Lush has come head-to-head with consumer goods group Silverwood Brands months after it snapped up a stake in the skincare retailer.

In December 2022, Silverwood entered into a sale and purchase agreement for a 19.8 percent stake in both Lush Cosmetics Limited and Cosmetic Warriors Limited – collectively known as Lush – for a total consideration of 216.8 million pounds.

However, in February 2023, it was announced that Lush had declined to record the transfers of the shares to the company’s subsidiary, Cosmic Circles.

Silverwood said in a filing with the London Stock Exchange that Lush, at first, had not provided a reason for the move, but later issued one which Silverwood has ultimately rejected, leading the group to now instruct solicitors to take up the issues with Lush.

The filing further noted: “Silverwood is comfortable with its position and will continue to take appropriate steps to protect its interests.”

Now, Lush has reportedly filed a complaint with the Financial Conduct Authority (FCA) against Silverwood, which is owned by former Lush head Andrew Gerrie, and its attempts to transfer the shareholding in the retailer.

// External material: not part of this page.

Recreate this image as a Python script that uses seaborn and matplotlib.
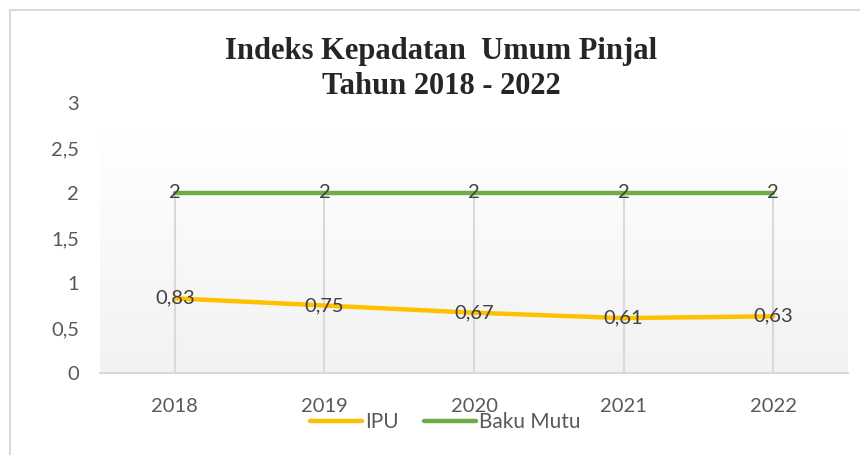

Gerrie, who initially joined Lush following the company’s founding, was handed shares in the business that came with specified conditions, including that of the Lush board’s right of first refusal in the decision to sell and that shares must be paid for in cash at an independently verified valuation.

Gerrie is currently looking to move his stake in Lush to the Aquis-listed Silverwood Brands.

According to The Telegraph, Lush alleged that Gerrie misled the stock market about the viability of the transfers and said Silverwood made misleading claims that it declined to the transfer request “without reason”.

In a statement on its own corporate site, Lush said it had declined the transfer as the shares offered to Silverwood did not match those previously offered to remaining shareholders, while the legal and beneficial interests in the shares were also not permissible.